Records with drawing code
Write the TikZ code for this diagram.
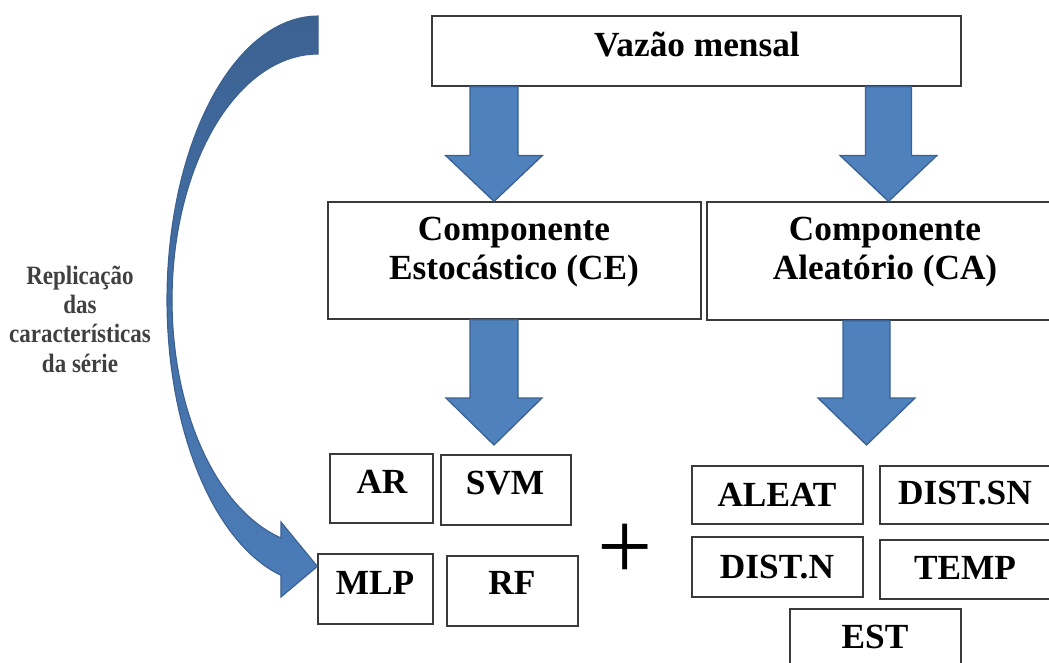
\documentclass[tikz,border=0pt]{standalone}
\usepackage{fontspec}
\setmainfont{Liberation Serif}
\usetikzlibrary{calc}

\definecolor{boxline}{HTML}{3A3A3A}
\definecolor{arrowfill}{HTML}{4F81BD}
\definecolor{arrowline}{HTML}{3B6191}
\definecolor{curvetop}{HTML}{3C6292}
\definecolor{curvebottom}{HTML}{4C7DB9}
\definecolor{sidetext}{HTML}{404040}

% vertical block arrow between two anchors: #1 upper anchor, #2 lower anchor,
% #3 centre x, #4 shaft half width, #5 head half width, #6 head length (all pt)
\newcommand\downblock[6]{%
  \filldraw[barrow] let \p1=(#1), \p2=(#2) in
    (#3pt-#4pt,\y1) -- (#3pt+#4pt,\y1) -- (#3pt+#4pt,\y2+#6pt)
    -- (#3pt+#5pt,\y2+#6pt) -- (#3pt,\y2) -- (#3pt-#5pt,\y2+#6pt)
    -- (#3pt-#4pt,\y2+#6pt) -- cycle;}

% side note lines are set a little taller than wide
\newcommand\tallline[1]{\scalebox{1}[1.15]{#1}}

\tikzset{
  box/.style={draw=boxline, line width=1.2pt, fill=white, inner sep=0pt},
  lbl/.style={font=\fontsize{35.3}{40}\selectfont\bfseries, inner sep=0pt, anchor=base},
  sidelbl/.style={font=\fontsize{23}{28}\selectfont\bfseries, text=sidetext, inner sep=0pt, anchor=base},
  barrow/.style={fill=arrowfill, draw=arrowline, line width=1.3pt, line join=miter},
  carrow/.style={top color=curvetop, bottom color=curvebottom, draw=arrowline, line width=1.1pt},
}

\begin{document}
\begin{tikzpicture}[x=1pt, y=-1pt]
  \useasboundingbox (0,0) rectangle (1049,662);
  \clip (0,0) rectangle (1049,662);

  % boxes
  \node[box, minimum width=529, minimum height=70] (vaz) at (696.5,51) {};
  \node[box, minimum width=373, minimum height=117] (ce) at (514.5,260.5) {};
  \node[box, minimum width=356, minimum height=118] (ca) at (885,261) {};

  \node[box, minimum width=103, minimum height=69] (ar) at (381.5,488.5) {};
  \node[box, minimum width=130, minimum height=70] (svm) at (506,490) {};
  \node[box, minimum width=115, minimum height=70] (mlp) at (375.5,589) {};
  \node[box, minimum width=131, minimum height=70] (rf) at (512.5,591) {};

  \node[box, minimum width=171, minimum height=58] (aleat) at (777.5,495) {};
  \node[box, minimum width=172, minimum height=58] (distsn) at (966,495) {};
  \node[box, minimum width=171, minimum height=60] (distn) at (777.5,567) {};
  \node[box, minimum width=172, minimum height=59] (temp) at (966,569.5) {};
  \node[box, minimum width=171, minimum height=71] (est) at (875.5,644.5) {};

  % labels
  \node[lbl] (tvaz) at (697,56) {Vazão mensal};
  \node[lbl] (tce1) at (514,240) {Componente};
  \node[lbl] (tce2) at (514,279) {Estocástico (CE)};
  \node[lbl] (tca1) at (885,240) {Componente};
  \node[lbl] (tca2) at (885,279) {Aleatório (CA)};

  \node[lbl] (tar) at (382,493) {AR};
  \node[lbl] (tsvm) at (505,494) {SVM};
  \node[lbl] (tmlp) at (375,594) {MLP};
  \node[lbl] (trf) at (512,594) {RF};

  \node[lbl] (taleat) at (777,506) {ALEAT};
  \node[lbl] (tdistsn) at (965,504) {DIST.SN};
  \node[lbl] (tdistn) at (777,578) {DIST.N};
  \node[lbl] (ttemp) at (965,579) {TEMP};
  \node[lbl] (test) at (875,648) {EST};

  \node[font=\fontsize{98}{100}\selectfont, inner sep=0pt, anchor=base] (plus) at (625,579) {+};

  % side note
  \node[sidelbl] (s1) at (80,284) {\tallline{Replicação}};
  \node[sidelbl] (s2) at (80,313) {\tallline{das}};
  \node[sidelbl] (s3) at (80,342) {\tallline{características}};
  \node[sidelbl] (s4) at (80,372) {\tallline{da série}};

  % block arrows
  \coordinate (cetip) at (494,445);
  \coordinate (catip) at (866.5,445);
  \downblock{vaz.south}{ce.north}{494}{24}{48.5}{46}
  \downblock{vaz.south}{ca.north}{888.5}{23}{48.5}{46}
  \downblock{ce.south}{cetip}{494}{24}{48}{47}
  \downblock{ca.south}{catip}{866.5}{23.5}{48.5}{47}

  % curved arrow into MLP
  \coordinate (mlptip) at ($(mlp.north west)+(0,13)$);
  \shadedraw[carrow]
    plot[domain=0:165.8, samples=70, variable=\t] ({318-151*sin(\t)}, {300-284*cos(\t)})
    -- (281,597) -- (mlptip) -- (281,522)
    -- plot[domain=165.3:0, samples=70, variable=\t] ({318-146*sin(\t)}, {300-246*cos(\t)})
    -- cycle;
\end{tikzpicture}
\end{document}
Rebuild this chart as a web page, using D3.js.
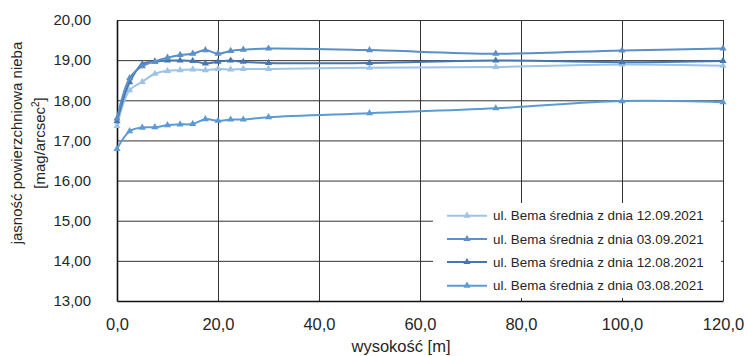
<!DOCTYPE html>
<html><head><meta charset="utf-8">
<script src="https://cdn.jsdelivr.net/npm/d3@7"></script>
<style>body{margin:0;background:#fff}svg{display:block}text{font-family:"Liberation Sans",Arial,sans-serif;fill:#262626}</style>
</head><body><div id="c"></div>
<script>
const heights = [0, 2.5, 5, 7.5, 10, 12.5, 15, 17.5, 20, 22.5, 25, 30, 50, 75, 100, 120];
const seriesNames = ["ul. Bema średnia z dnia 12.09.2021","ul. Bema średnia z dnia 03.09.2021","ul. Bema średnia z dnia 12.08.2021","ul. Bema średnia z dnia 03.08.2021"];
const s12_09 = [17.36, 18.25, 18.46, 18.66, 18.73, 18.75, 18.77, 18.75, 18.78, 18.77, 18.78, 18.78, 18.81, 18.83, 18.89, 18.86];
const s03_09 = [17.55, 18.55, 18.85, 18.97, 19.06, 19.13, 19.16, 19.25, 19.16, 19.23, 19.26, 19.29, 19.25, 19.16, 19.24, 19.29];
const s12_08 = [17.48, 18.45, 18.90, 18.96, 18.99, 18.99, 18.98, 18.92, 18.96, 18.99, 18.96, 18.93, 18.93, 18.99, 18.95, 18.98];
const s03_08 = [16.79, 17.23, 17.32, 17.33, 17.38, 17.40, 17.41, 17.53, 17.49, 17.52, 17.52, 17.58, 17.68, 17.80, 17.98, 17.95];
const xTicks = [0, 20, 40, 60, 80, 100, 120];
const yTicks = [13, 14, 15, 16, 17, 18, 19, 20];
const colors = ["#9dc3e6", "#5a8fc8", "#4677b0", "#5b9bd5"];
const seriesValues = [s12_09, s03_09, s12_08, s03_08];

const W = 748, H = 356;
const svg = d3.select("#c").append("svg").attr("width", W).attr("height", H);
const x = d3.scaleLinear().domain([0, 120]).range([117, 723]);
const y = d3.scaleLinear().domain([13, 20]).range([301, 20]);
const fmt = v => v.toFixed(2).replace(".", ",");
const fmtX = v => v.toFixed(1).replace(".", ",");

// gridlines
svg.append("g").selectAll("line").data(yTicks.filter(d => d > 13)).join("line")
  .attr("x1", x(0)).attr("x2", x(120)).attr("y1", d => y(d) + 0.5).attr("y2", d => y(d) + 0.5)
  .attr("stroke", "#333").attr("stroke-width", 1);
svg.append("g").selectAll("line").data(xTicks.filter(d => d > 0)).join("line")
  .attr("x1", d => Math.round(x(d)) + 0.5).attr("x2", d => Math.round(x(d)) + 0.5).attr("y1", y(20)).attr("y2", y(13))
  .attr("stroke", "#333").attr("stroke-width", 1);

// axes
const yAxis = svg.append("g").attr("transform", `translate(${x(0)},0)`)
  .call(d3.axisLeft(y).tickValues(yTicks).tickFormat(fmt).tickSize(0).tickPadding(26));
yAxis.select(".domain").attr("stroke", "#111").attr("stroke-width", 1.6);
yAxis.selectAll("text").style("font-size", "15px").attr("fill", "#262626");
const xAxis = svg.append("g").attr("transform", `translate(0,${y(13)})`)
  .call(d3.axisBottom(x).tickValues(xTicks).tickFormat(fmtX).tickSize(0).tickPadding(17));
xAxis.select(".domain").attr("stroke", "#111").attr("stroke-width", 1.6);
xAxis.selectAll("text").style("font-size", "16.5px").attr("fill", "#262626");

// axis titles
const yt = svg.append("text").attr("transform", "translate(22,143) rotate(-90)")
  .attr("text-anchor", "middle").style("font-size", "15px");
yt.append("tspan").attr("x", 0).attr("y", 0).text("jasność powierzchniowa nieba");
yt.append("tspan").attr("x", 0).attr("y", 23).text("[mag/arcsec");
yt.append("tspan").attr("dy", -6).style("font-size", "10px").text("2");
yt.append("tspan").attr("dy", 6).text("]");
svg.append("text").attr("x", 401).attr("y", 352).attr("text-anchor", "middle")
  .style("font-size", "16.5px").text("wysokość [m]");

// lines
const line = d3.line().x(d => x(d[0])).y(d => y(d[1])).curve(d3.curveCatmullRom.alpha(0.5));
const tri = d3.symbol().type(d3.symbolTriangle).size(22);
const order = [3, 0, 2, 1];
order.forEach(i => {
  const pts = heights.map((h, j) => [h, seriesValues[i][j]]);
  const g = svg.append("g");
  g.append("path").attr("d", line(pts)).attr("fill", "none").attr("stroke", colors[i]).attr("stroke-width", 2);
  g.selectAll("path.m").data(pts).join("path").attr("class", "m")
    .attr("d", tri).attr("transform", d => `translate(${x(d[0])},${y(d[1])})`).attr("fill", colors[i]);
});

// legend
const lg = svg.append("g");
lg.append("rect").attr("x", 433).attr("y", 203).attr("width", 288).attr("height", 95).attr("fill", "#fff");
seriesNames.forEach((n, i) => {
  const yy = [215.7, 239, 262, 285.7][i];
  lg.append("line").attr("x1", 447).attr("x2", 487).attr("y1", yy).attr("y2", yy).attr("stroke", colors[i]).attr("stroke-width", 2);
  lg.append("path").attr("d", tri).attr("transform", `translate(467,${yy})`).attr("fill", colors[i]);
  lg.append("text").attr("x", 493).attr("y", yy).attr("dy", "0.35em").style("font-size", "13.4px").text(n);
});
</script></body></html>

* EXERCISE DIRECTIONS
Your task is to pick out every line with the string "this" and copy it.

* RESPONSE
Write the TikZ code for this diagram.
Rebuild this chart as a web page, using D3.js.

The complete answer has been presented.